Where is the step that caused the extraneous solution?

An even root cannot have negative values so the solution $\sqrt[6]{x}=-2$ is not valid in $\mathbb{R}$


There is no real solution for $x$ in $x^{1/6}=-2.$ When you took the $6$th power of both sides, you lost information about the sign.


I'll take the algebraist's approach for this one.

The general rule is something like this: in an equation $L = R$ where $L$, $R$ are arbitrary terms, there are two general kinds of steps:

1. Rearraging one side

If you have an equation $$ L = R $$ then you can turn it into $$ L' = R $$ as long as $L$ and $L'$ are equivalent. You can do the same on the right-hand side, of course. This covers things like multiplying out brackets or taking a common denominator for fractions.

In your case, rewriting $x^{1/3} + x^{1/6} - 2$ as $(x^{1/6} + 2)(x^{1/6} - 1)$ is such a step.

This kind of step is always fine.

2. Applying a function $f$ to both sides.

Imagine you have an equation $x - 2 = 3$. Normally you'd "add 2 on both sides", what you're actually doing is applying the function $f(T) = T + 2$ on both sides (*1):

$$ \begin{array}{rrcl} & x - 2 & =& 3 \\ \Rightarrow & f(x-2) &=& f(3) \\ \Rightarrow & x - 2 + 2 &=& 3 + 2 \\ \Rightarrow & x &=& 5 \end{array} $$

The last step is a "rearranging" step on both sides.

The two most common examples of this case are $f(T) = T + C$ and $f(T) = TC$ where $C$ is any number (except $0$, in the second case), which corresponds to adding/subtracting and multiplying with a number to simplify the equation.

We have several cases for this technique:

  • If $f$ is bijective (invertible), this kind of step is always fine. $f(T) = T + 2$ is bijective: its inverse is $f^{(-1)}(T) = T - 2$.
  • If $f$ is not bijective, the step is still allowed but with caution, as it may cause extra solutions to appear, or lose some solutions (*2).

    The classic example of gaining extra solutions is applying $f(T) = T^2$ to $x = 2$ to get $x^2 = 4$ which has two solutions $2$ and $(-2)$. Conversely, applying $f(T) = \sqrt T$ to $x^2 = 4$ gets you $x = 2$, losing the negative root.

    In your case, applying $f(T) = T^6$ was the non-bijective function.

  • (EDIT - adding this to avoid possible confusion) The function that you apply can itself contain the variable $x$. For example in the equation $x + 1 = 2x$ you want to "subtract an $x$ on both sides" with $f(T) = T - x$ to get $1 = x$. This function has the inverse $f^{(-1)}(T) = T + x$, whatever the value of $x$, so this step is fine.

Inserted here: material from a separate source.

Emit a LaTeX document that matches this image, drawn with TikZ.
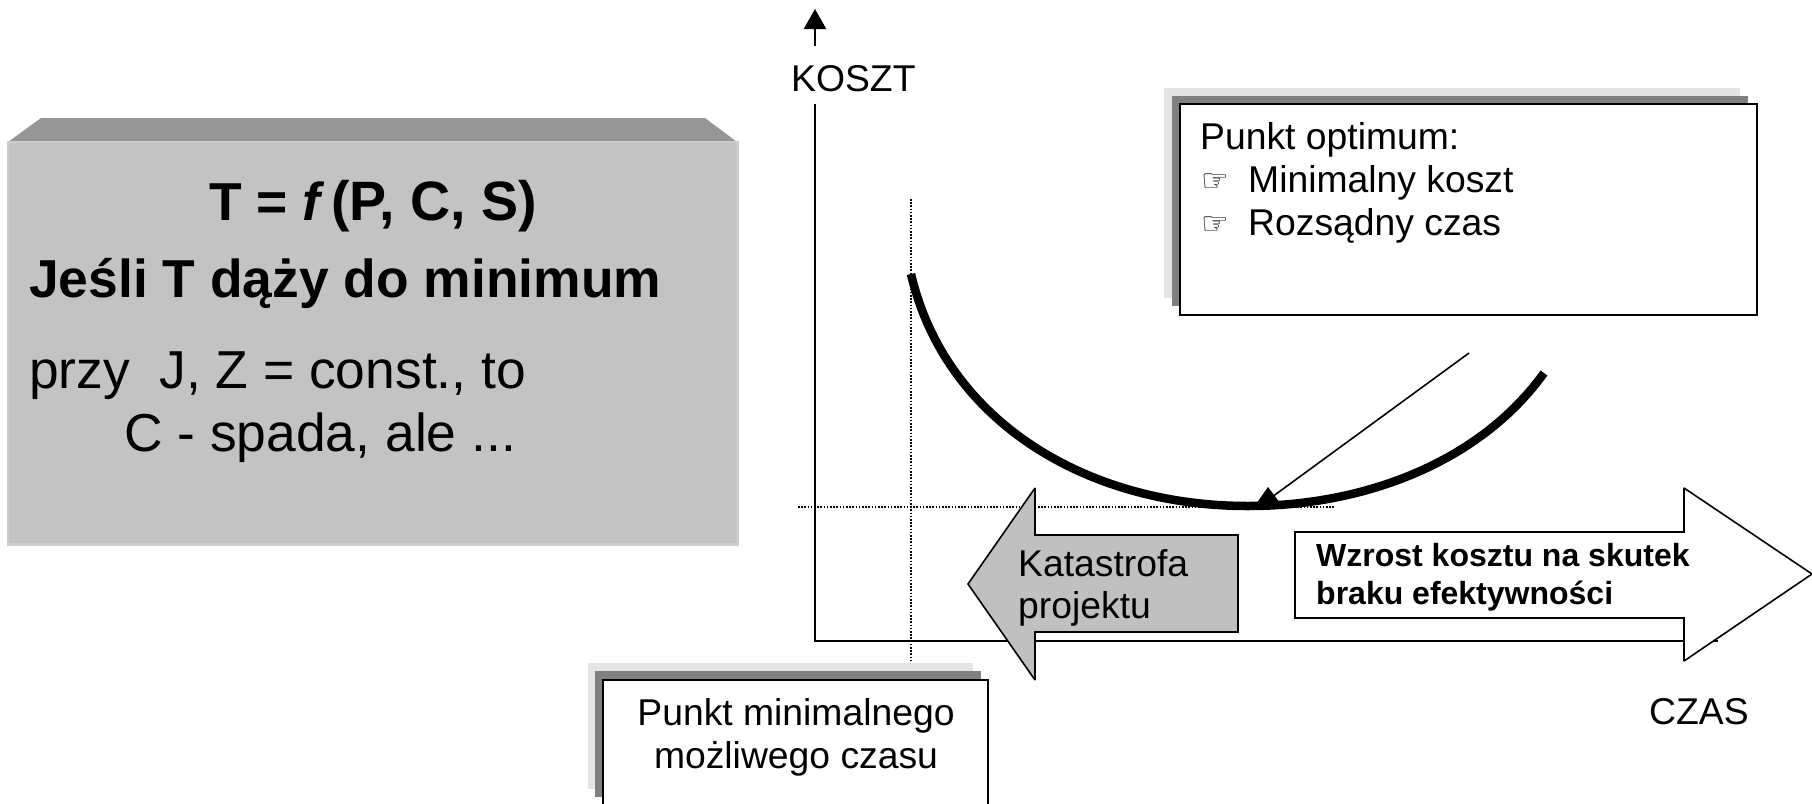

    The place to be careful is when you have something like $$ \frac{1}{x} = \frac{x+1}{x} $$ The obvious function (*3) to choose is $f(T) = Tx$ getting you $1 = x + 1$. If $x$ is not $0$ then this function has an inverse $f^{(-1)}(T) = T/x$, whereas if $x$ turns out to be $0$ - as it does in this case - then you've multiplied by $0$, which is allowed but not very helpful as it gains you an extraneous solution.

    So if your function involves an $x$, you need to check whether it has an inverse for any possible $x$, and if not then check the cases when it doesn't again at the end.

    In this case, if you graph $1/x$ and $(x+1)/x$ you'll see that they don't intersect so there can't be any solutions to this equation; alternatively you could do a rearranging step to get $1/x = 1 + 1/x$ and then either conclude that nothing can ever equal itself plus one, or apply the function $f(T) = T - 1/x$ to get $0 = 1$ which also shows that there are no solutions.

Further notes

There are of course also non-general techniques that you need to solve certain kinds of equations, like splitting $(x-a)(x-b) = 0$ into two equations $x-a=0$ and $x-b=0$.

(*1) Experts in group theory are welcome to moan something about missing a step involving the associative law here.

(*2) To be precise, you can gain or lose solutions if the function is not bijective on the domain you're solving the equation for, in this case the reals. The problem with $\sqrt T$ is further that it's not even defined on all the reals, which is what loses you some solutions.

(*3) Alternatively you could directly choose $f(T) = Tx - 1$ to do "two steps at once". But that's not how they teach it in schools.